Éprouvée par le massacre dans la boîte de nuit gay Pulse à Orlando l’an dernier, Jen Vargas a rejoint la « Police des Anges » : des volontaires qui, armés de leurs seules grandes ailes blanches, veulent faire barrage à l’homophobie.
« C’était répugnant, c’était rageant, cela m’a vraiment fait de la peine », raconte cette femme de 39 ans, tout en enfilant ses ailes de tissu blanc soutenues par des tubes de PVC. Elle se souvient encore de son choc, il y a un an, en apprenant qu’Omar Mateen, citoyen américain d’origine afghane avait, au nom de Daech, tué 49 personnes dans cet établissement de Floride.
Sa première réaction a été de vouloir donner son sang, mais elle manquait de fer. Il n’a fait qu’un tour, cependant, lorsqu’elle a appris que la Westboro Baptist Church -un petit groupe religieux férocement anti-gay- avait l’intention de manifester aux funérailles des victimes. « C’en était trop », lance-t-elle. « J’ai su alors. C’est ce que je veux faire pour contribuer à la guérison. Être le mur entre amour et haine ».
Paix et espoir
Cette productrice multimédia a alors décidé d’intégrer la « Police des Anges » : au coude-à-coude avec d’autres volontaires, elle a protégé les obsèques en se servant de ses grandes ailes pour bloquer la vue des membres de l’église et leurs pancartes « Dieu hait les pédés ».
Une mission de protection qu’elle a renouvelée pour plusieurs événements de la communauté LGBT à Orlando, comme récemment à l’occasion d’un nouvel hommage aux victimes.

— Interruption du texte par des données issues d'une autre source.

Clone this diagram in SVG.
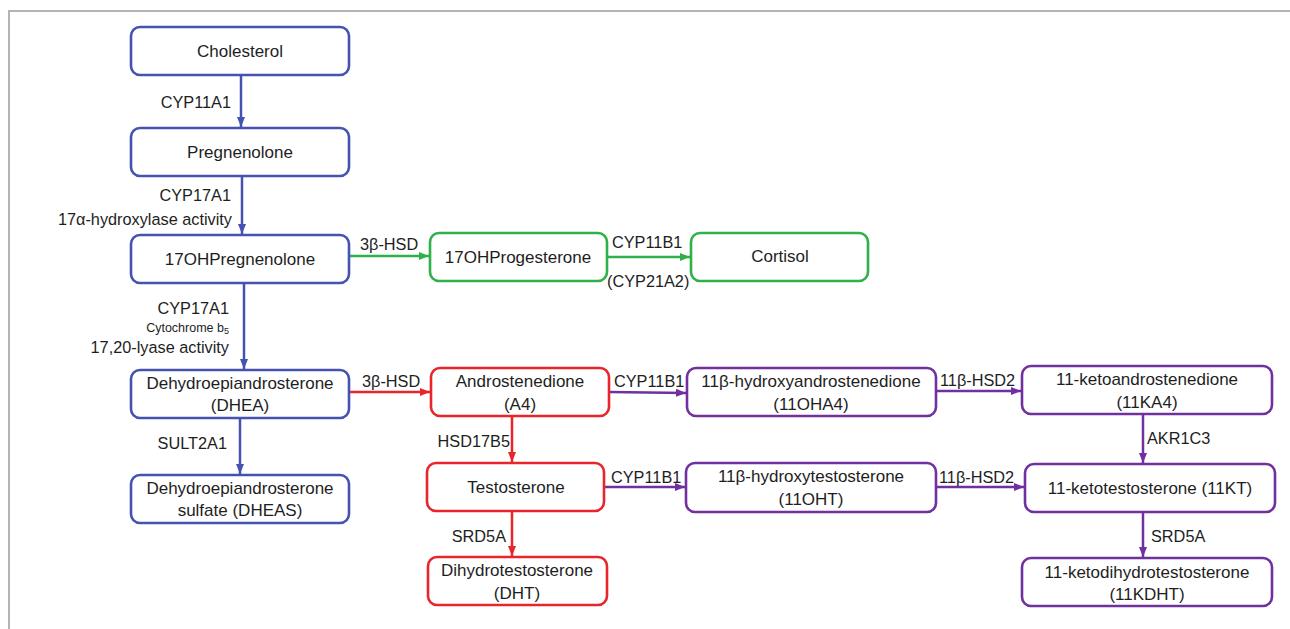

« Ça me donne un immense sentiment d’espoir et de paix de les voir à ces événements », indique Shannon Graves, responsable des opérations pour le Centre GLBT du centre de la Floride et capitaine de cette « armée ». « Les Anges donnent une impression de paix, sans forcément qu’ils ne soient associés à quelque chose de tragique », poursuit-elle. « Ils peuvent donner de l’espoir ».
Pour la commémoration lundi de ce triste anniversaire, 49 anges -un pour chacune des victimes- seront présents au Pulse et au lac Eola, situé non loin, où doivent se tenir la plupart des hommages à Orlando.
Cette ville qui compte 260 000 habitants était jusqu’au 12 juin 2016 surtout célèbre pour ses immenses parcs d’attraction comme Disney Word et Studios Universal. Considérée comme l’une des municipalités les plus « accueillantes » pour la communauté gay, elle arbore déjà des symboles commémoratifs, dont des panneaux sur les lampadaires proclamant « Orlando Uni ».
« Militer contre la haine »
Devant la boîte de nuit aux fenêtres condamnées, un tissu aux couleurs de l’arc-en-ciel enveloppe le mur d’enceinte avec des messages tels que « L’amour l’emporte ». Des bougies, des ours en peluche, des fleurs et des colliers ont été déposés devant le bâtiment, qui va bientôt être transformé en musée.
« Je vais continuer à être un Ange, je vais continuer à militer contre la haine », affirme Jen Vargas. « La tolérance et la compassion d’Orlando ne vont pas disparaitre ».
« Ce que fait la Police des Anges est fantastique », relève Yasmin Flasterstein, qui dirige un groupe d’assistance psychologique pour les rescapés du massacre. « C’est vrai que la haine existe, mais il y a aussi tellement plus d’amour ».
L’idée de cette force angélique remonte au meurtre de Matthew Shepard, un étudiant homosexuel de 21 ans torturé à mort en 1998 dans le Wyoming. A l’époque, la Westboro Baptist Church avait fait les gros titres en prévoyant de manifester lors de ses funérailles. Un ami du jeune homme avait alors imaginé un costume d’ange équipé d’ailes géantes afin de cacher les manifestants du regard de l’assistance.
Cette idée a refait surface 18 ans plus tard à Orlando, pour entraver l’initiative du même groupe. L’University of Central Florida (UCF) et le Shakespeare Theater de la ville se sont chargés de dessiner les costumes, et c’est ainsi que la « Police des Anges » est née.
Six mois plus tard, les créateurs ont fait don de 49 des costumes d’origine au Centre GLBT d’Orlando. Et un autre a été offert au Musée national de l’histoire américaine à Washington.
« Les gens comme nous ne peuvent pas comprendre » les manifestations homophobes aux pires heures du deuil, confie Shannon Graves. « Mais heureusement, la Police des Anges fait front ».